Our challenge is to offer everyone in the United States the option of living in communities where they can walk or bike to everything they want or need.  In a country dependent on the automobile, this is a daunting task.  Outside of a few cities, a car is a necessity.  There is one categorical exception: University towns, where cars are often unaffordable, prohibited, or unnecessary, but where restaurants, coffee shops, and entertainment venues are within walking distance of housing.  By integrating mixed-use buildings with apartments, shops, and office space and locating them on shared streets near mass transit, we can achieve walkable community.

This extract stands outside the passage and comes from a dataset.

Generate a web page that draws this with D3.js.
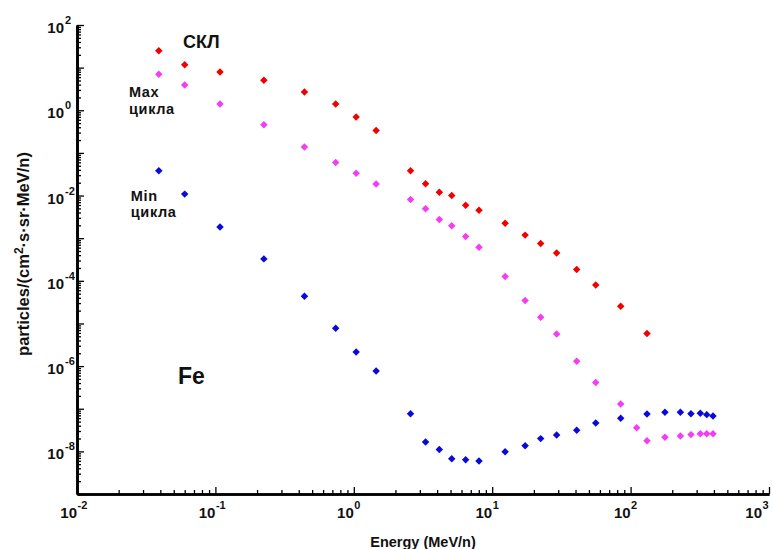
<!DOCTYPE html>
<html>
<head>
<meta charset="utf-8">
<script src="https://cdn.jsdelivr.net/npm/d3@7"></script>
<style>
  html, body { margin: 0; padding: 0; background: #fff; }
  svg { display: block; }
  text { font-family: "Liberation Sans", Arial, sans-serif; font-weight: bold; fill: #111; }
</style>
</head>
<body>
<svg id="chart" width="773" height="549"></svg>
<script>
// Fe differential flux, particles/(cm2 s sr MeV/n), per energy channel (MeV/n)
const energy = [0.039, 0.060, 0.108, 0.224, 0.44, 0.74, 1.04, 1.45, 2.57, 3.3,
                4.15, 5.1, 6.43, 8.03, 12.4, 17.3, 22.4, 29.2, 40.8, 56,
                84.8, 110.7, 131.4, 177, 229, 273, 319, 355, 394];

// solar energetic particles (СКЛ)
const fluxSEP = [24.9, 11.7, 7.88, 5.03, 2.67, 1.40, 0.692, 0.337, 0.0380, 0.0188,
                 0.0120, 0.0100, 0.00595, 0.00454, 0.00225, 0.00118, 7.5e-4, 4.5e-4, 1.84e-4, 8.0e-5,
                 2.53e-5, null, 5.8e-6];

// solar cycle maximum
const fluxMax = [6.96, 3.91, 1.40, 0.457, 0.137, 0.0598, 0.0332, 0.0187, 0.00810, 0.00488,
                 0.00275, 0.00195, 0.00110, 6.15e-4, 1.26e-4, 3.45e-5, 1.40e-5, 5.67e-6, 1.30e-6, 4.10e-7,
                 1.29e-7, 3.60e-8, 1.78e-8, 2.13e-8, 2.29e-8, 2.47e-8, 2.60e-8, 2.60e-8, 2.60e-8];

// solar cycle minimum
const fluxMin = [0.0380, 0.0108, 1.84e-3, 3.27e-4, 4.35e-5, 7.7e-6, 2.14e-6, 7.67e-7, 7.67e-8, 1.65e-8,
                 1.11e-8, 6.74e-9, 6.38e-9, 5.92e-9, 9.84e-9, 1.36e-8, 1.99e-8, 2.42e-8, 3.11e-8, 4.62e-8,
                 5.95e-8, null, 7.51e-8, 8.23e-8, 8.23e-8, 7.67e-8, 7.80e-8, 7.27e-8, 6.75e-8];

const xMajor = [1e-2, 1e-1, 1e0, 1e1, 1e2, 1e3];
const xLabelExp = ["-2", "-1", "0", "1", "2", "3"];
const yMajor = [1e-9, 1e-8, 1e-7, 1e-6, 1e-5, 1e-4, 1e-3, 1e-2, 1e-1, 1e0, 1e1, 1e2];
const yLabelVals = [1e-8, 1e-6, 1e-4, 1e-2, 1e0, 1e2];
const yLabelExp = ["-8", "-6", "-4", "-2", "0", "2"];

const series = [
  { values: fluxSEP, color: "#f20000" },
  { values: fluxMax, color: "#f53cf5" },
  { values: fluxMin, color: "#0a0ad8" }
];

// text annotations placed at (energy, flux)
const notes = [
  { text: "СКЛ", ex: 0.0583, fy: 28.8, size: 18 },
  { text: "Max", ex: 0.0238, fy: 2.10, size: 14.5 },
  { text: "цикла", ex: 0.0238, fy: 0.84, size: 14.5 },
  { text: "Min", ex: 0.0245, fy: 0.0074, size: 14.5 },
  { text: "цикла", ex: 0.0245, fy: 0.0031, size: 14.5 },
  { text: "Fe", ex: 0.0537, fy: 3.74e-7, size: 23 }
];

const svg = d3.select("#chart");
const x = d3.scaleLog().domain([1e-2, 1e3]).range([77, 769]);
const y = d3.scaleLog().domain([1e-9, 1e2]).range([494, 25]);

function minorTicks(decades) {
  const out = [];
  decades.slice(0, -1).forEach(d => { for (let k = 2; k <= 9; k++) out.push(d * k); });
  return out;
}

const axisStyle = g => {
  g.selectAll(".tick line").attr("stroke", "#000").attr("stroke-width", 1.3);
  g.select(".domain").attr("stroke", "#000").attr("stroke-width", 2.6);
  g.selectAll(".tick text").remove();
};

// x axis: ticks point into the plot
svg.append("g").attr("transform", "translate(0,494)")
  .call(d3.axisBottom(x).tickValues(minorTicks(xMajor)).tickSizeInner(-4).tickSizeOuter(0).tickFormat(""))
  .call(axisStyle);
svg.append("g").attr("transform", "translate(0,494)")
  .call(d3.axisBottom(x).tickValues(xMajor).tickSizeInner(-7).tickSizeOuter(0).tickFormat(""))
  .call(axisStyle);

// y axis
svg.append("g").attr("transform", "translate(77,0)")
  .call(d3.axisLeft(y).tickValues(minorTicks(yMajor)).tickSizeInner(-4).tickSizeOuter(0).tickFormat(""))
  .call(axisStyle);
svg.append("g").attr("transform", "translate(77,0)")
  .call(d3.axisLeft(y).tickValues(yMajor).tickSizeInner(-7).tickSizeOuter(0).tickFormat(""))
  .call(axisStyle);

// power-of-ten tick labels: "10" ends at the tick, exponent raised after it
xMajor.forEach((v, i) => {
  const px = Math.min(x(v), 762);
  svg.append("text").attr("x", px).attr("y", 518).attr("text-anchor", "end")
    .attr("font-size", 15).text("10");
  svg.append("text").attr("x", px + 0.5).attr("y", 509).attr("font-size", 11).text(xLabelExp[i]);
});
yLabelVals.forEach((v, i) => {
  svg.append("text").attr("x", 64).attr("y", y(v) + 8).attr("text-anchor", "end")
    .attr("font-size", 15).text("10");
  svg.append("text").attr("x", 65).attr("y", y(v) - 1).attr("font-size", 11).text(yLabelExp[i]);
});

// axis titles
svg.append("text").attr("x", 423).attr("y", 547).attr("text-anchor", "middle")
  .attr("font-size", 14.5).text("Energy (MeV/n)");
const yt = svg.append("text").attr("transform", "translate(29,254) rotate(-90)")
  .attr("text-anchor", "middle").attr("font-size", 16.5);
yt.append("tspan").text("particles/(cm");
yt.append("tspan").attr("dy", -6).attr("font-size", 12).text("2");
yt.append("tspan").attr("dy", 6).text("·s·sr·MeV/n)");

// data markers: small square diamonds
const diamond = d3.symbol().type(d3.symbolSquare).size(28);
series.forEach(s => {
  const pts = s.values.map((v, i) => ({ e: energy[i], f: v })).filter(d => d.f != null);
  svg.append("g").selectAll("path").data(pts).join("path")
    .attr("d", diamond)
    .attr("transform", d => `translate(${x(d.e)},${y(d.f)}) rotate(45)`)
    .attr("fill", s.color);
});

// annotations
notes.forEach(n => {
  svg.append("text").attr("x", x(n.ex)).attr("y", y(n.fy)).attr("font-size", n.size)
    .attr("letter-spacing", n.size < 16 ? 0.6 : 0).text(n.text);
});
</script>
</body>
</html>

Millennials are the most obvious target.  Americans coming of age in the 21st Century seem to value their smartphones more than their drivers’ licenses.  A less obvious target is Baby Boomers.  While some 90% of Boomers state that they would like to age in place, most studies show that once they stop working, the majority will not be able to afford their car-dependent lifestyles.  With 10,000+ people turning 65 EACH DAY for the next 15 years, we have a major problem.  The solution?  Walkable communities.  According to the AAA, the average cost of car ownership is over $9,000 per year.  So a couple living in a car-dependent city or suburb can reduce their annual costs by $18,000 (less the cost of public transportation and (Zip)car rentals) by moving to a walkable community.  And if they sell their house and rent an apartment, they can cut additional costs and add significantly to their savings.  Thus economic necessity rather than desire will probably fuel demand for this new lifestyle.

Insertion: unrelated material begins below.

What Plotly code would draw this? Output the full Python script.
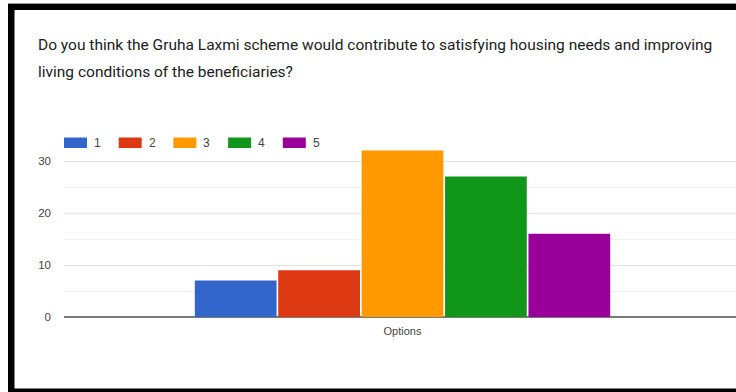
import plotly.graph_objects as go

# Survey responses on a 1-5 scale
category = ["Options"]
series_names = ["1", "2", "3", "4", "5"]
series_values = [7, 9, 32, 27, 16]
series_colors = ["#3366cc", "#dc3912", "#ff9900", "#109618", "#990099"]
question_lines = [
    "Do you think the Gruha Laxmi scheme would contribute to satisfying housing needs and improving",
    "living conditions of the beneficiaries?",
]

W, H = 736, 392
ML, MR, MT, MB = 64, 0, 135, 75
PW, PH = W - ML - MR, H - MT - MB


def px_x(x):
    return (x - ML) / PW


def px_y(y):
    return (H - MB - y) / PH


fig = go.Figure()
for name, val, col in zip(series_names, series_values, series_colors):
    fig.add_trace(go.Bar(
        x=category, y=[val], name=name,
        marker=dict(color=col, line=dict(width=0)),
        showlegend=False,
    ))

shapes = []
annotations = []

# legend keys
for i, (name, col) in enumerate(zip(series_names, series_colors)):
    x0 = 64 + i * 54.7
    shapes.append(dict(type="rect", xref="paper", yref="paper",
                       x0=px_x(x0), x1=px_x(x0 + 23), y0=px_y(148), y1=px_y(137.5),
                       fillcolor=col, line=dict(width=0)))
    annotations.append(dict(xref="paper", yref="paper", x=px_x(x0 + 28), y=px_y(143),
                            text=name, showarrow=False, xanchor="left", yanchor="middle",
                            font=dict(family="Liberation Sans, Arial", size=12, color="#444444")))

# question text, one annotation per line
for i, line in enumerate(question_lines):
    annotations.append(dict(xref="paper", yref="paper", x=px_x(36), y=px_y(45 + 27 * i),
                            text=line, showarrow=False, xanchor="left", yanchor="middle",
                            font=dict(family="Roboto", size=15.5, color="#212121")))

# card frame
frame = "#000000"
shapes += [
    dict(type="rect", xref="paper", yref="paper", x0=px_x(8), x1=px_x(14.5),
         y0=px_y(392), y1=px_y(4), fillcolor=frame, line=dict(width=0), layer="above"),
    dict(type="rect", xref="paper", yref="paper", x0=px_x(8), x1=px_x(736),
         y0=px_y(10), y1=px_y(4), fillcolor=frame, line=dict(width=0), layer="above"),
    dict(type="rect", xref="paper", yref="paper", x0=px_x(8), x1=px_x(736),
         y0=px_y(392), y1=px_y(388.5), fillcolor=frame, line=dict(width=0), layer="above"),
    dict(type="line", xref="paper", yref="paper", x0=px_x(8), x1=px_x(736),
         y0=px_y(3.5), y1=px_y(3.5), line=dict(color="#9a9a9a", width=1)),
]

fig.update_layout(
    width=W, height=H,
    margin=dict(l=ML, r=MR, t=MT, b=MB),
    paper_bgcolor="white", plot_bgcolor="white",
    barmode="group", bargap=0.384, bargroupgap=0.02,
    shapes=shapes, annotations=annotations,
    showlegend=False,
    xaxis=dict(range=[-0.5, 0.4926], showgrid=False, zeroline=False, showline=False,
               ticks="", ticklabelstandoff=6,
               tickfont=dict(family="Liberation Sans, Arial", size=11, color="#444444")),
    yaxis=dict(range=[0, 35], tickvals=[0, 10, 20, 30], showgrid=True,
               gridcolor="#e3e3e3", gridwidth=1,
               minor=dict(tickvals=[5, 15, 25, 35], showgrid=True, gridcolor="#f1f1f1", gridwidth=1),
               zeroline=True, zerolinecolor="#7a7a7a", zerolinewidth=1.5,
               ticks="", ticklabelstandoff=12,
               tickfont=dict(family="Liberation Sans, Arial", size=11.5, color="#444444")),
)

fig.write_html("out.html")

What will it take to make a truly walkable community and fulfill the 10 minute lifestyle?  In addition to great public transportation and bike infrastructure, we will need more shopping, more “third places” (beyond the home and workplace), and more jobs.  Luckily, with the inflow of retiring or semi-retiring Baby Boomers, we have the human capital to make business and job creation happen.  One hundred years ago, few people lived beyond the age of 65.  Now, the average Baby Boomer can expect to live to 83.  Rather than play golf or sit by a pool, many will want to stay engaged and help rebuild communities.  In the words of university town developer and visionary Tim Elliott, it is time for a fusion of “campus, commerce, and community”.

Many university towns already have lifelong learning centers.  Add social entrepreneurship to these and we have the right environment for the transfer of business skills.  Facilitate the retired banker, accountant, and marketer to team up and help the promising baker open a pastry shop, the talented chef a restaurant, and the budding impresario an entertainment venue.  The virtuous cycle of more people spending more money locally leads to more jobs and more money being spent.  Beyond building businesses to serve the 10 minute lifestyle, our social entrepreneurs can work with graduate students and professors to start businesses of potential national and global importance.  The goal would be a multi-generational, knowledge based community in harmony with nature.